Agora, pelo meio dessa movimentação caótica, também é possível enxergar uma motivação que seja comum a todos nós, em qualquer tempo e lugar, uma aspiracão tão essencial que fica quase escondida, como os fundamentos enterrados de um arranha-céu: queremos todos, sem exceção, encontrar e estabilizar uma experiência de satisfação, e num mesmo movimento evitar o desconforto, a insegurança, o sofrimento. De uma forma resumida: buscamos respirar aliviados em uma condição que podemos chamar de felicidade genuína.

É como um compromisso original e irresistível que compartilhamos, é como se nem tivéssemos outra opção, a não ser dar o nosso melhor, momento a momento, pra saciar essa aspiração fundamental.

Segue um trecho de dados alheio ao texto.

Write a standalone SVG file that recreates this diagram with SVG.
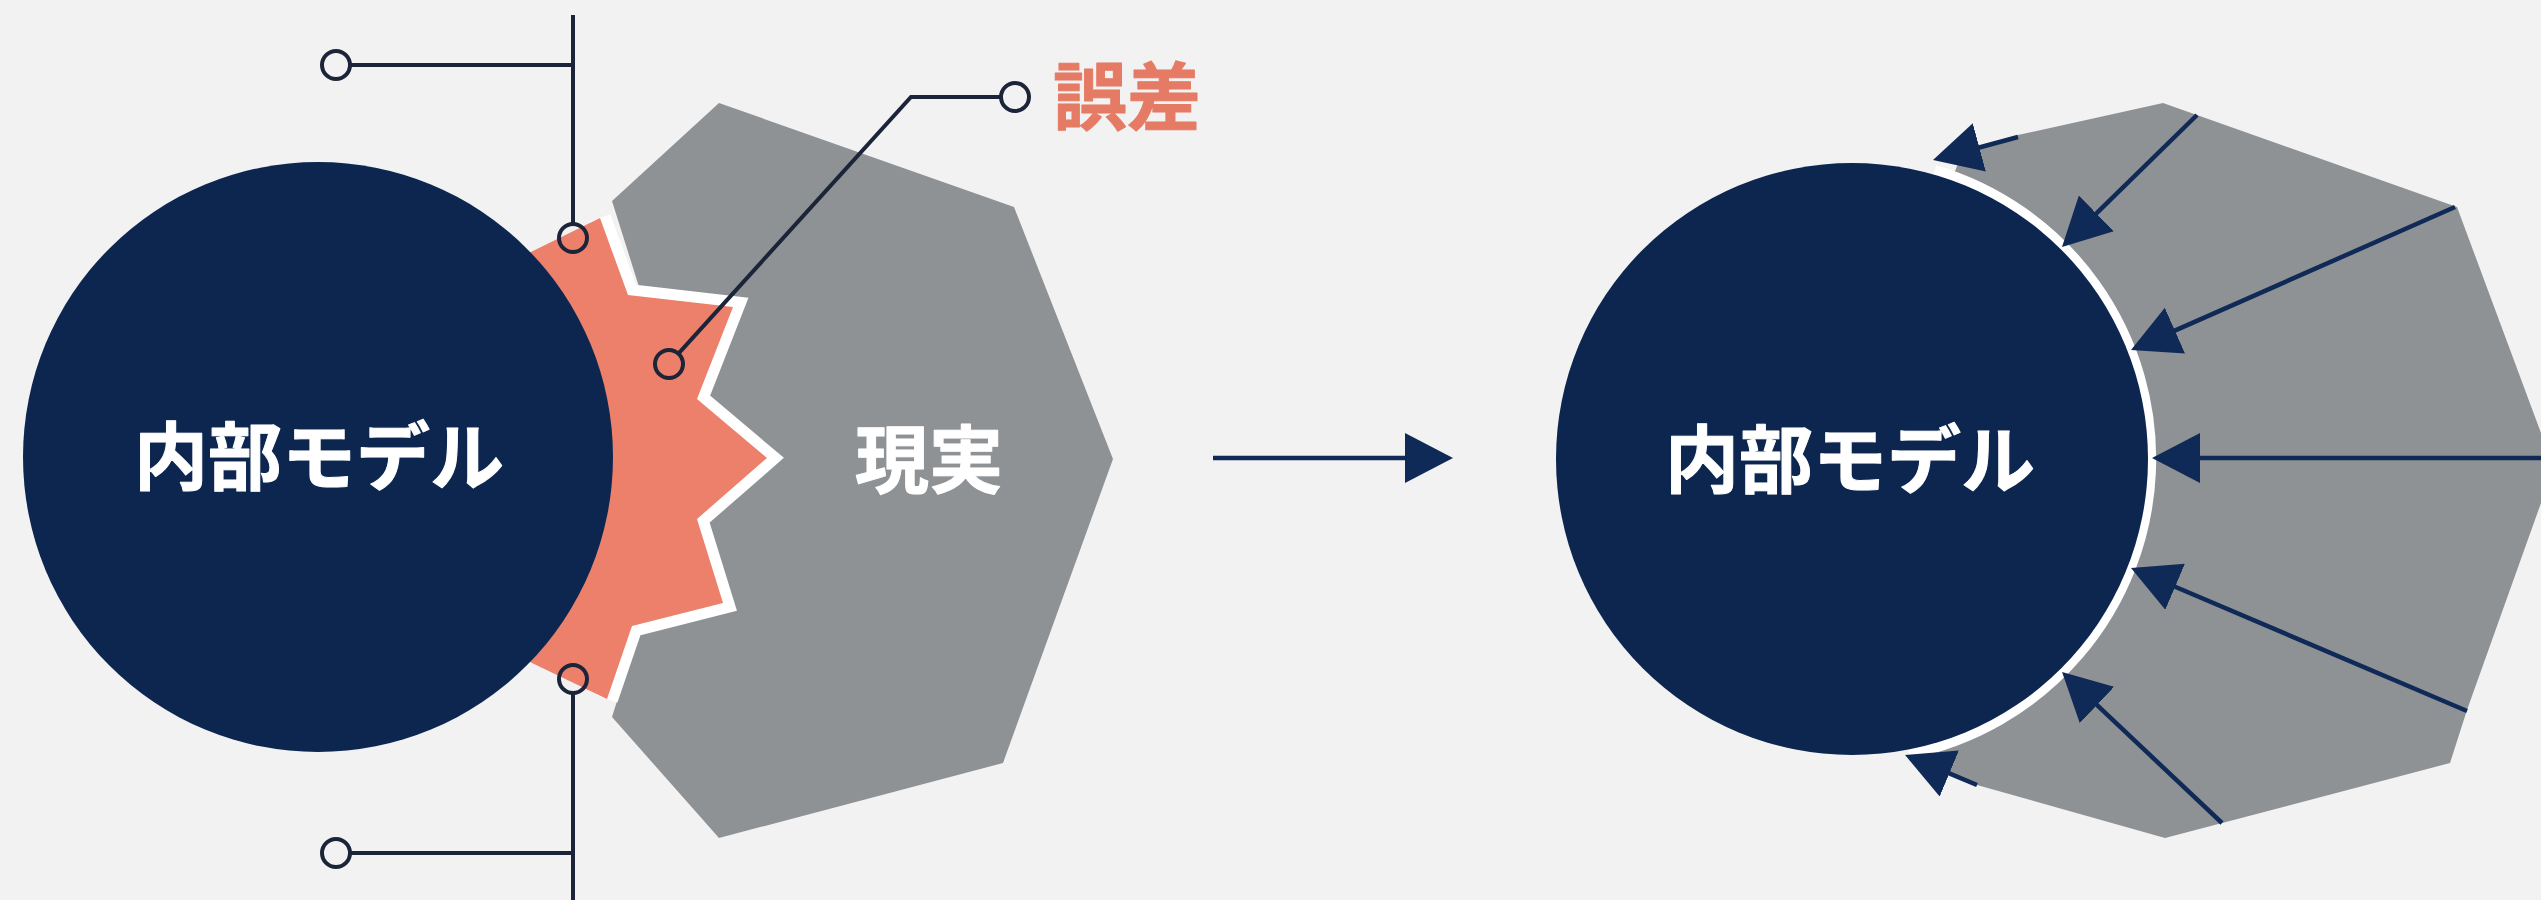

É porque ficamos insatisfeitos que nos coçamos ou saímos de férias para a Europa. Sentimos frio, fome, coceira ou cansaço, e tentamos dar jeito nisso. Sentimos carência, tédio, inadequação, tristeza, raiva, ciúmes, medo, solidão, e tentamos dar jeito nisso.

E num certo sentido, é como se habitualmente esquecêssemos dessa aspiração mais original, e começássemos a confundir essa felicidade genuína com as coisas nas quais já tivemos satisfação, ou com o que as pessoas e mensagens ao redor nos apontam como causa de satisfação — aí arranjamos empregos, compramos, casamos, separamos, brigamos, pacificamos, construímos casas, máquinas, religiões, políticas, nações e sentidos para a vida, cuidamos, matamos ou machucamos aos outros e a nós mesmos. Todos nós, milionários, pobres, monges, estupradores, professores, ladrões, sábios, drogados, cada um dando o seu melhor para encontrar e estabilizar alguma satisfação.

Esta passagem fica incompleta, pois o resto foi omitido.